Heart North West
- Manchester; England;
- Broadcast area: North West England
- Frequencies: FM: Manchester, Liverpool, Cheshire, South and West Lancashire: 105.4; North Lancashire, Preston, Carnforth, Barrow-in-Furness and South Cumbria: 96.9; Windermere, Ambleside, Grasmere: 102.3; Kendal: 103.2; DAB: 10C Liverpool; DAB+: 11B Morecambe Bay; DAB: 12A Lancashire; DAB: 12C Manchester;
- Branding: This is Heart

Programming
- Format: AC
- Network: Heart

Ownership
- Owner: Global
- Sister stations: Capital Manchester and Lancashire Smooth North West Smooth Lake District

History
- First air date: 8 September 1998

Links
- Website: Heart North West Heart North Lancashire & Cumbria

= Heart North West =

Heart North West is a regional radio station owned and operated by Global as part of the Heart network. It broadcasts to North West England.

== Overview ==

===Century Radio (1998–2009)===
The station opened as Century Radio on 8 September 1998 as the second Century station in the country (the first being Gateshead-based 100-102 Century Radio). Owned and operated by Border Television, Century was founded by managing director John Myers, who had also established the north east station four years earlier. Like the first station, Myers also presented the breakfast show under the pseudonym John Morgan.

The station's launch was the subject of an episode of a BBC Two fly-on-the-wall documentary Trouble at the Top, mainly following Myers. The episode, entitled "Degsy Rides Again", showed Myers' attempts to train lunchtime phone-in host Derek Hatton, a controversial local ex-politician who had never before presented on radio. Myers was not confident enough in Hatton for him to appear on pre-launch publicity, although his show "The Degsy Debate" performed well at the first RAJAR. Also amongst its launch presenters was controversial shock jock Scottie McClue.

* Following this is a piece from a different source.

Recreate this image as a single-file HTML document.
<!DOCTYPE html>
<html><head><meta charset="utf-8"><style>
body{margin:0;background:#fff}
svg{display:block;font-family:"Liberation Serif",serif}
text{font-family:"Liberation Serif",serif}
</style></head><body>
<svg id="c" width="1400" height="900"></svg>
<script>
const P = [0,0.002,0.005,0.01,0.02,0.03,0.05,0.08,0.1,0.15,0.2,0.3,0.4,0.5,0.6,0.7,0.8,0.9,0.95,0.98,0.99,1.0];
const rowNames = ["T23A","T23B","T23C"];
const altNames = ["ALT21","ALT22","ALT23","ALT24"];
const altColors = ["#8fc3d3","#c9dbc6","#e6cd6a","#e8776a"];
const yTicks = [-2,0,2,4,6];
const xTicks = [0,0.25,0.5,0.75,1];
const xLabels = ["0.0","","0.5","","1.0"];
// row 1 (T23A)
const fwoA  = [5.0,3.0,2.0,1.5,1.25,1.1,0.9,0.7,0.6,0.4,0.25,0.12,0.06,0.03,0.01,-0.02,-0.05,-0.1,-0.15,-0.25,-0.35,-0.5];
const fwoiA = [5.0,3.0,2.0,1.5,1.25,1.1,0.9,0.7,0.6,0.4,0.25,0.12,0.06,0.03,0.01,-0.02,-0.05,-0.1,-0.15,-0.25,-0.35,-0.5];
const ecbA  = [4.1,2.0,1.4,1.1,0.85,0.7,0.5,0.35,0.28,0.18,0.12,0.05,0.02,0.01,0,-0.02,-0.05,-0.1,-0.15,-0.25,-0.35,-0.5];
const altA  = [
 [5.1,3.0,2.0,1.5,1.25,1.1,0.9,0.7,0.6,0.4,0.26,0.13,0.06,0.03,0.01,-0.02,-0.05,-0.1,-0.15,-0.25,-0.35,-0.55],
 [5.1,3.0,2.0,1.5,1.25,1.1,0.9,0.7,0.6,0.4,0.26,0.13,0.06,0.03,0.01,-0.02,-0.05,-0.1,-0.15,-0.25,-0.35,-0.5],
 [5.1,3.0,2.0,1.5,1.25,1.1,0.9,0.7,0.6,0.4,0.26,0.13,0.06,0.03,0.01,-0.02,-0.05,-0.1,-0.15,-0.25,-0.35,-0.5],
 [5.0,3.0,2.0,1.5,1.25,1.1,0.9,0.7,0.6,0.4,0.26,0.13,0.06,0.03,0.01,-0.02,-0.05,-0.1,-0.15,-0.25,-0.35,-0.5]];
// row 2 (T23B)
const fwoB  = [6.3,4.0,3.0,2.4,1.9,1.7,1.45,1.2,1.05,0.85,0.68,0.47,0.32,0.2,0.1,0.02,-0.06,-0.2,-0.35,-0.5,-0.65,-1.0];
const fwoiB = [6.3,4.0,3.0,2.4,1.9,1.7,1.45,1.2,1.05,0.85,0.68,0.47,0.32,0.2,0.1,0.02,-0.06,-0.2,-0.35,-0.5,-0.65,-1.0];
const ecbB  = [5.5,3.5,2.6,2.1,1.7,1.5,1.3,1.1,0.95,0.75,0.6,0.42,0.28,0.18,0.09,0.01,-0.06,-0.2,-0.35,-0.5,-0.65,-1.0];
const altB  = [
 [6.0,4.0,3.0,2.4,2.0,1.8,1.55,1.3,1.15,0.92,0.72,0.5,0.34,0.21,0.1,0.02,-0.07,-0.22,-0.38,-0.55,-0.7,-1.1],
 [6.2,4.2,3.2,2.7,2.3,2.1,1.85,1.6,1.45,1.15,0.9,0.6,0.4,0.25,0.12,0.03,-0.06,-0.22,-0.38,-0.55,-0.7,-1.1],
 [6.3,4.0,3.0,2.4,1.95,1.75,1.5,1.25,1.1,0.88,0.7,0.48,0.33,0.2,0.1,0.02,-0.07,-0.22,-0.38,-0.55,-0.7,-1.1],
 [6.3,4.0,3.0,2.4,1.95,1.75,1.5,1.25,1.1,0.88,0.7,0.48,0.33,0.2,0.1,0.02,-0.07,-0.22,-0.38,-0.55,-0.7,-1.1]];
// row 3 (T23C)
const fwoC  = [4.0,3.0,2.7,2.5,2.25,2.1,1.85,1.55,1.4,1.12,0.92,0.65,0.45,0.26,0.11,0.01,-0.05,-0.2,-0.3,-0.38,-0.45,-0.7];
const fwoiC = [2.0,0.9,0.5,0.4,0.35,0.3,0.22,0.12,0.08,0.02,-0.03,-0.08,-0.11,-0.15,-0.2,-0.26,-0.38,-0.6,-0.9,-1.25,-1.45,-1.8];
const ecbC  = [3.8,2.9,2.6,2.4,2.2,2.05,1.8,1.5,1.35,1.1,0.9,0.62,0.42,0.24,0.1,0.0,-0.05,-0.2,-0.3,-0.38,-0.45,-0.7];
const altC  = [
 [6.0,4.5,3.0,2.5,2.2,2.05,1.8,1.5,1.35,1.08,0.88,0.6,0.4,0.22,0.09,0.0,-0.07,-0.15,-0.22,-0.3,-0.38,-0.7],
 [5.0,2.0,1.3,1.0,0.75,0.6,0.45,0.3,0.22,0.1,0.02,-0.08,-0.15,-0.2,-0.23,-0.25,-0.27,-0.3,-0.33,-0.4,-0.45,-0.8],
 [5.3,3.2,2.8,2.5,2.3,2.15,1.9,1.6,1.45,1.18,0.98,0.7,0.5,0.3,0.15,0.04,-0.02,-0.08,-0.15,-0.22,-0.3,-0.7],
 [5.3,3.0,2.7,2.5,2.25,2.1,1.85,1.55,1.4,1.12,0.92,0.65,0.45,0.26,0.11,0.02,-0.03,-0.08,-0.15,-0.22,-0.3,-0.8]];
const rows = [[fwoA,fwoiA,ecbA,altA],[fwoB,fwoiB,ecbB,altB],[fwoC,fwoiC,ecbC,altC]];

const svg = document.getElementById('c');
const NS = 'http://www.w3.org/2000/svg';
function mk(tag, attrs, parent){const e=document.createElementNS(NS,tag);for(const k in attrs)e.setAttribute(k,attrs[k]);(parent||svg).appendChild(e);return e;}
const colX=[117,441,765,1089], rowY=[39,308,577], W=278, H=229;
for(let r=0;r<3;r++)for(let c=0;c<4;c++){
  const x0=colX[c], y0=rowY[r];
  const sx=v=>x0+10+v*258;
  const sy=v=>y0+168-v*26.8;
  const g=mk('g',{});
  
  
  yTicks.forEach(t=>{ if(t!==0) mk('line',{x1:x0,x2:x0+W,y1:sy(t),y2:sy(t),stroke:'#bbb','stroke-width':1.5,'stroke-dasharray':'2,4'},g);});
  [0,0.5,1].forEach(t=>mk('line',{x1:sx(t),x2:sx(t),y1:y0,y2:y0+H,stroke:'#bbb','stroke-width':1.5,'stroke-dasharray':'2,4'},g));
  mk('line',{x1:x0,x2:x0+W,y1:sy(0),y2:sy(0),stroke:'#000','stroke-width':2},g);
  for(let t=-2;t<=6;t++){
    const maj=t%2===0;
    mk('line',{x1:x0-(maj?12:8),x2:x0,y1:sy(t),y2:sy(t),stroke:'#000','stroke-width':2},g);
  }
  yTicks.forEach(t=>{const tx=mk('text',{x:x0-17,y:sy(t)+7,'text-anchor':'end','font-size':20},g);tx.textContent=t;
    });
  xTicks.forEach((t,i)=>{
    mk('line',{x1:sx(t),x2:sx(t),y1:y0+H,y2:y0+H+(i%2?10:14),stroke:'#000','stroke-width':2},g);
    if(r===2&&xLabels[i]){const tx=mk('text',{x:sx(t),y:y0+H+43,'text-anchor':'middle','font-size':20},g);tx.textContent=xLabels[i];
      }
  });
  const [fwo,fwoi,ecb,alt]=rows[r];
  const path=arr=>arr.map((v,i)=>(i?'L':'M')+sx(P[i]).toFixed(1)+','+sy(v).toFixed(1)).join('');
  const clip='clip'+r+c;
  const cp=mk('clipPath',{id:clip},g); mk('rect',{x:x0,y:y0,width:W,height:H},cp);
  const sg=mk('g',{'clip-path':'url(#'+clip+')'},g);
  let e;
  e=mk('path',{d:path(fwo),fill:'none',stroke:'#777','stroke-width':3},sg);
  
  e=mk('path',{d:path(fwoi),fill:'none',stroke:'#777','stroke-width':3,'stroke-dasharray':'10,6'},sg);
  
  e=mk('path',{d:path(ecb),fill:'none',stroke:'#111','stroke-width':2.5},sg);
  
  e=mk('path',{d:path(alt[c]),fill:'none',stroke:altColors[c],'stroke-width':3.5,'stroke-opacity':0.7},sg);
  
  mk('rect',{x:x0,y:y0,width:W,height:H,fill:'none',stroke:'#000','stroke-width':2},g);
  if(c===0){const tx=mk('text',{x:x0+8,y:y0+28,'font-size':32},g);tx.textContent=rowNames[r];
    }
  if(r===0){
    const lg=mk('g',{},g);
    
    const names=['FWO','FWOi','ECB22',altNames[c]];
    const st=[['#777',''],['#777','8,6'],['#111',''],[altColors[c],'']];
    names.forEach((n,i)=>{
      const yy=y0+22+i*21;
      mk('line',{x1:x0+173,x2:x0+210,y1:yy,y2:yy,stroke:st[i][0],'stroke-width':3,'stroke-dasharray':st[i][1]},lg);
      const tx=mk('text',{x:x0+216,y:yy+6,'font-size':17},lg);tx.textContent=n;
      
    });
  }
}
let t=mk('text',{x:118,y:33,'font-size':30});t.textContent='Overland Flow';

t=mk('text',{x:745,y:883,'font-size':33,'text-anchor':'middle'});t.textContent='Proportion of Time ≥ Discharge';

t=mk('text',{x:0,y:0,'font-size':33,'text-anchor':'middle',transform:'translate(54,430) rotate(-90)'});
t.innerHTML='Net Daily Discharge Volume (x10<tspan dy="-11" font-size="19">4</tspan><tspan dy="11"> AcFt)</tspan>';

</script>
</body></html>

The documentary also covered the station's acquisition of exclusive commentary rights for Manchester United F.C.'s games. They remained United's official radio partner for almost a decade until selling the rights to Xfm Manchester for the 2007–08 season.

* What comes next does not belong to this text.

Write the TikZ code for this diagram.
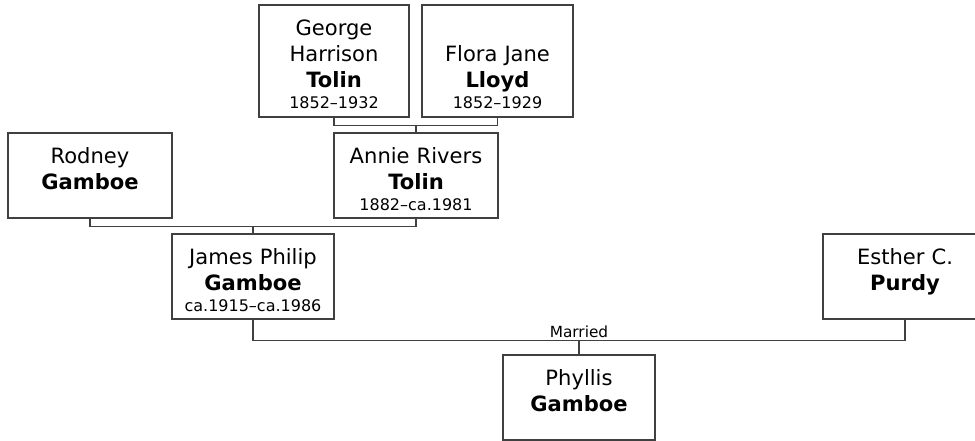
\documentclass[tikz,border=0pt]{standalone}
\usepackage{fontspec}
\setmainfont{DejaVu Sans}
\newcommand{\yrs}[1]{\\[-4pt]{\fontsize{12}{14}\selectfont #1}}
\begin{document}
\begin{tikzpicture}[x=0.75pt, y=-0.75pt,
  every node/.style={font=\fontsize{15.8}{19.5}\selectfont},
  person/.style={draw=black!75, line width=1.1pt, fill=white, align=center, inner xsep=0pt, inner ysep=7pt, text height=16pt},
  tall/.style={person, text depth=54pt},
  short/.style={person, text depth=33.75pt},
  link/.style={draw=black!75, line width=1.1pt}]
\useasboundingbox (0,0) rectangle (975,441);
% grandparents
\node[tall, text width=112.5pt] (george) at (334,61) {George\\Harrison\\\textbf{Tolin}\yrs{1852–1932}};
\node[tall, text width=113.25pt, text height=35.5pt, text depth=34.5pt] (flora) at (497.5,61) {Flora Jane\\\textbf{Lloyd}\yrs{1852–1929}};
% parents
\node[short, text width=123pt] (rodney) at (90,175.5) {Rodney\\\textbf{Gamboe}};
\node[short, text width=123pt] (annie) at (416,175.5) {Annie Rivers\\\textbf{Tolin}\yrs{1882–ca.1981}};
\node[short, text width=121.5pt] (james) at (253,276.5) {James Philip\\\textbf{Gamboe}\yrs{ca.1915–ca.1986}};
\node[short, text width=123pt] (esther) at (905,276.5) {Esther C.\\\textbf{Purdy}};
\node[short, text width=114pt] (phyllis) at (579,397.5) {Phyllis\\\textbf{Gamboe}};
% family lines
\draw[link] (george.south) -- ++(0,8) coordinate (tolinbar) -| (flora.south);
\draw[link] (annie.north) -- (annie.north |- tolinbar);
\draw[link] (rodney.south) -- ++(0,8) coordinate (gamboebar) -| (annie.south);
\draw[link] (james.north) -- (james.north |- gamboebar);
\draw[link] (james.south) -- ++(0,21) coordinate (weddingbar) -- (weddingbar -| esther.south)
  node[midway, above, inner sep=2pt, font=\fontsize{11.5}{13}\selectfont] {Married} -- (esther.south);
\draw[link] (phyllis.north) -- (phyllis.north |- weddingbar);
\end{tikzpicture}
\end{document}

Myers left the group to head GMG Radio, overseeing the launch of the similar Real Radio brand. Capital Radio bought the Century network, and was subsequently acquired by GCap Media. GMG Radio acquired the Century stations in October 2006, reuniting Myers and John Simons (programme director on the original Gateshead station) with the brand.

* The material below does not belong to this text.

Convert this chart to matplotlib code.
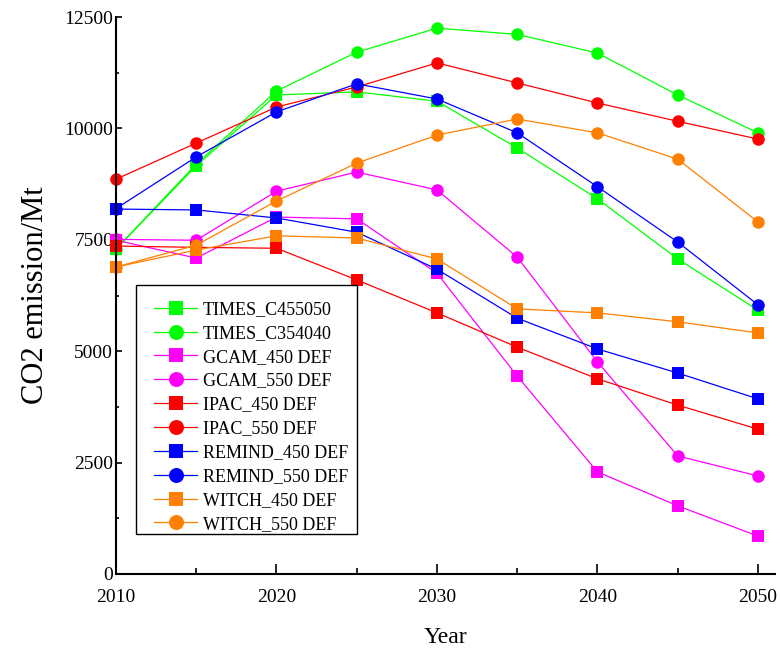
import matplotlib
matplotlib.use("Agg")
import matplotlib.pyplot as plt
from matplotlib.ticker import MultipleLocator
from matplotlib.patches import Rectangle

years = [2010, 2015, 2020, 2025, 2030, 2035, 2040, 2045, 2050]

times_c455050 = [7290, 9160, 10750, 10820, 10610, 9560, 8420, 7070, 5920]
times_c354040 = [7290, 9200, 10840, 11710, 12250, 12110, 11690, 10750, 9900]
gcam_450 = [7490, 7090, 8010, 7970, 6750, 4440, 2290, 1530, 850]
gcam_550 = [7510, 7490, 8590, 9020, 8620, 7110, 4760, 2650, 2200]
ipac_450 = [7360, 7330, 7310, 6600, 5860, 5090, 4380, 3790, 3250]
ipac_550 = [8860, 9670, 10480, 10930, 11470, 11020, 10570, 10160, 9760]
remind_450 = [8190, 8170, 7990, 7670, 6840, 5740, 5050, 4510, 3930]
remind_550 = [8200, 9360, 10370, 11000, 10660, 9900, 8690, 7450, 6040]
witch_450 = [6890, 7270, 7590, 7540, 7070, 5950, 5860, 5660, 5410]
witch_550 = [6890, 7380, 8370, 9220, 9850, 10210, 9900, 9310, 7900]

series = [
    ("TIMES_C455050", times_c455050, "#00FF00", "s"),
    ("TIMES_C354040", times_c354040, "#00FF00", "o"),
    ("GCAM_450 DEF", gcam_450, "#FF00FF", "s"),
    ("GCAM_550 DEF", gcam_550, "#FF00FF", "o"),
    ("IPAC_450 DEF", ipac_450, "#FF0000", "s"),
    ("IPAC_550 DEF", ipac_550, "#FF0000", "o"),
    ("REMIND_450 DEF", remind_450, "#0000FF", "s"),
    ("REMIND_550 DEF", remind_550, "#0000FF", "o"),
    ("WITCH_450 DEF", witch_450, "#FF8000", "s"),
    ("WITCH_550 DEF", witch_550, "#FF8000", "o"),
]

plt.rcParams['font.family'] = ['Liberation Serif', 'DejaVu Serif']

W, H = 780, 648
fig = plt.figure(figsize=(7.8, 6.48), dpi=100)
ax = fig.add_axes([116/W, 1 - 574/H, (775 - 116)/W, (574 - 17)/H])

handles = []
for name, vals, color, mk in series:
    ms = 8.2 if mk == "s" else 9.0
    h, = ax.plot(years, vals, color=color, marker=mk, markersize=ms,
                 linewidth=0.9, markeredgewidth=0, label=name, clip_on=False)
    handles.append(h)

ax.set_xlim(2010, 2051.06)
ax.set_ylim(0, 12500)
ax.xaxis.set_major_locator(MultipleLocator(10))
ax.xaxis.set_minor_locator(MultipleLocator(5))
ax.yaxis.set_major_locator(MultipleLocator(2500))
ax.yaxis.set_minor_locator(MultipleLocator(1250))

for s in ['top', 'right']:
    ax.spines[s].set_visible(False)
for s in ['left', 'bottom']:
    ax.spines[s].set_linewidth(1.5)

ax.tick_params(axis='x', which='major', direction='in', length=7, width=1.2,
               labelsize=14, pad=11)
ax.tick_params(axis='x', which='minor', direction='in', length=4, width=1.2)
ax.tick_params(axis='y', which='major', direction='in', length=4, width=1.2,
               labelsize=14, pad=2)
ax.tick_params(axis='y', which='minor', direction='in', length=2, width=1.2)

ax.set_xlabel("Year", fontsize=17, labelpad=15)
ax.set_ylabel("CO2 emission/Mt", fontsize=22, labelpad=10)

# legend frame (drawn separately to match the asymmetric padding)
frame = Rectangle((136/W, 1 - 534/H), (357 - 136)/W, (534 - 285)/H,
                  transform=fig.transFigure, facecolor='white',
                  edgecolor='black', linewidth=1.0, zorder=5)
fig.add_artist(frame)

leg = fig.legend(handles=handles, loc='upper left',
                 bbox_to_anchor=(154/W, 1 - 301/H),
                 bbox_transform=fig.transFigure, borderaxespad=0,
                 borderpad=0, fontsize=13, frameon=False,
                 handlelength=2.4, handletextpad=0.3, labelspacing=0.38,
                 markerscale=1.2)
leg.set_zorder(6)

fig.savefig("out.png", dpi=100)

===Real Radio (2009–2014)===
Century was re-branded as Real Radio on Monday 30 March 2009.

On 15 October 2012, Real Radio announced the station would increase its amount of networked programming. Weekday daytime shows, from 10 am to 4 pm and presented by Darren Parks and Debbie Mac, were networked across all Real Radio stations on Monday 5 November 2012 with further networked shows introduced at the weekend.

===Heart (2014–)===
On 25 June 2012 it was announced Global (the owner of stations such as Capital and Heart) had bought GMG Radio. The former GMG stations, including Real Radio, continued to operate separately as 'Real and Smooth Limited' until 1 April 2014.

On 6 February 2014, Global announced it would be rebranding all Real Radio stations as Heart. Real Radio North West began a gradual transition to the Heart branding on 24 March 2014 and phased out the Real Radio branding on Sunday 20 April 2014. On 1 May 2014, local programming moved from Laser House in Salford to nearby Exchange Quay, sharing facilities with sister stations Capital Manchester and XFM Manchester. The full relaunch as Heart North West took place at 6 am on Tuesday 6 May 2014.

On 12 June 2017, local programming moved from Salford to new studios at the XYZ building in the Spinningfields district of Manchester City Centre. Heart North West shares facilities with its sister station Capital Manchester and Lancashire and two Communicorp-owned stations, Smooth North West and Radio X 90s.

====Consolidation====
On 26 February 2019, Global announced sister station Heart North Lancashire & Cumbria would close and merge with Heart North West.

On 3 June 2019, following further deregulation, local breakfast and weekend shows were replaced with network programming from London. Regional output was reduced to a three-hour drivetime show on weekdays, plus localised news bulletins, traffic updates and advertising.

All four of Heart North West's presenters, including breakfast presenters Joel Ross and Lorna Bancroft and weekend presenter Faye Bamford, left the station.

====End of regional programming====
As of 24 February 2025, all programming originates from Global's London headquarters, following the end of the regional drivetime show from Manchester. Local news and traffic updates were not affected.

==News==
Global's Manchester hub broadcasts hourly localised news bulletins from 0600–1900 on weekdays and from 0600–1200 at weekends, with headlines on the half hour during breakfast and drivetime shows.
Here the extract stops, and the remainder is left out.